## [Extracted entries]
- - -

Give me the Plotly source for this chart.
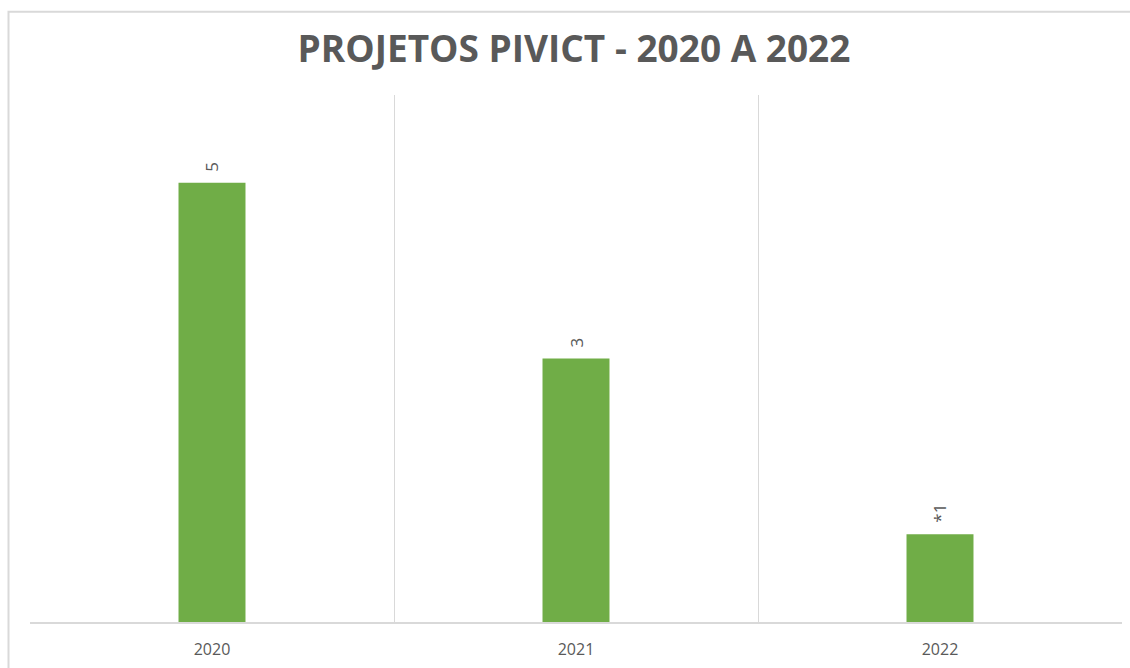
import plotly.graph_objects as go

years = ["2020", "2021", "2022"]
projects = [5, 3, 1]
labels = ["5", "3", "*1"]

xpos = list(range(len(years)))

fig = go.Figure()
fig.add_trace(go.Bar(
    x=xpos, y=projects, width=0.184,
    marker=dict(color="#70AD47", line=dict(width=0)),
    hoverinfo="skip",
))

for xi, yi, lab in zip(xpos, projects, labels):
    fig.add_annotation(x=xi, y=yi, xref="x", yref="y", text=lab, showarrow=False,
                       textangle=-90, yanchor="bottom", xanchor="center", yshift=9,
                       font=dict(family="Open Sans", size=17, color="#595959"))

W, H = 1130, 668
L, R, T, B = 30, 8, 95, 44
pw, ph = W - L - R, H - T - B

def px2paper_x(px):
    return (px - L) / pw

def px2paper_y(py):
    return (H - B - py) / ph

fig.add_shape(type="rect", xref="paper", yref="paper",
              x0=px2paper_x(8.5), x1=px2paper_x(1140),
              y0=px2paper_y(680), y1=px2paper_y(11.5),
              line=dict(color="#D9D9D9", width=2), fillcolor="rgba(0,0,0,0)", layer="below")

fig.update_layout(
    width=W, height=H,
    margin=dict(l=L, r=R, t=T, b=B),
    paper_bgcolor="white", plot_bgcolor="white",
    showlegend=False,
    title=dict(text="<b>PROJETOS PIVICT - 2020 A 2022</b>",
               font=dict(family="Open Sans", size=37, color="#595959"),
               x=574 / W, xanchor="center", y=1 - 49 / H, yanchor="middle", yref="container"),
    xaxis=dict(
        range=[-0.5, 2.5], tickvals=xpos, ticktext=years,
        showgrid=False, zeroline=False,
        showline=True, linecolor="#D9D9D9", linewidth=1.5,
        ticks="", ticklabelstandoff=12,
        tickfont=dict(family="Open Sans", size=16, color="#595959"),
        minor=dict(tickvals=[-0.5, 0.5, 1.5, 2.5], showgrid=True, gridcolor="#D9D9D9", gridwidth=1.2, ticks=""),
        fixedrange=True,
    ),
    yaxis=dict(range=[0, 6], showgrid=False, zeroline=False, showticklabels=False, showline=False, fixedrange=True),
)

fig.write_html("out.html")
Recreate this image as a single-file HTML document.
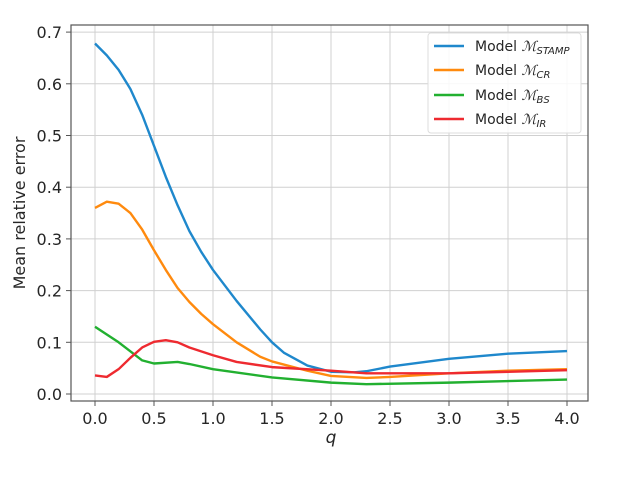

- - -

## [What the exercise asks]
Copy all the records above exactly, but leave out the pictures.

## [Complete output]
Give me the Plotly source for this chart.
import plotly.graph_objects as go

years = ["2020", "2021", "2022"]
projects = [5, 3, 1]
labels = ["5", "3", "*1"]

xpos = list(range(len(years)))

fig = go.Figure()
fig.add_trace(go.Bar(
    x=xpos, y=projects, width=0.184,
    marker=dict(color="#70AD47", line=dict(width=0)),
    hoverinfo="skip",
))

for xi, yi, lab in zip(xpos, projects, labels):
    fig.add_annotation(x=xi, y=yi, xref="x", yref="y", text=lab, showarrow=False,
                       textangle=-90, yanchor="bottom", xanchor="center", yshift=9,
                       font=dict(family="Open Sans", size=17, color="#595959"))

W, H = 1130, 668
L, R, T, B = 30, 8, 95, 44
pw, ph = W - L - R, H - T - B

def px2paper_x(px):
    return (px - L) / pw

def px2paper_y(py):
    return (H - B - py) / ph

fig.add_shape(type="rect", xref="paper", yref="paper",
              x0=px2paper_x(8.5), x1=px2paper_x(1140),
              y0=px2paper_y(680), y1=px2paper_y(11.5),
              line=dict(color="#D9D9D9", width=2), fillcolor="rgba(0,0,0,0)", layer="below")

fig.update_layout(
    width=W, height=H,
    margin=dict(l=L, r=R, t=T, b=B),
    paper_bgcolor="white", plot_bgcolor="white",
    showlegend=False,
    title=dict(text="<b>PROJETOS PIVICT - 2020 A 2022</b>",
               font=dict(family="Open Sans", size=37, color="#595959"),
               x=574 / W, xanchor="center", y=1 - 49 / H, yanchor="middle", yref="container"),
    xaxis=dict(
        range=[-0.5, 2.5], tickvals=xpos, ticktext=years,
        showgrid=False, zeroline=False,
        showline=True, linecolor="#D9D9D9", linewidth=1.5,
        ticks="", ticklabelstandoff=12,
        tickfont=dict(family="Open Sans", size=16, color="#595959"),
        minor=dict(tickvals=[-0.5, 0.5, 1.5, 2.5], showgrid=True, gridcolor="#D9D9D9", gridwidth=1.2, ticks=""),
        fixedrange=True,
    ),
    yaxis=dict(range=[0, 6], showgrid=False, zeroline=False, showticklabels=False, showline=False, fixedrange=True),
)

fig.write_html("out.html")
Recreate this image as a single-file HTML document.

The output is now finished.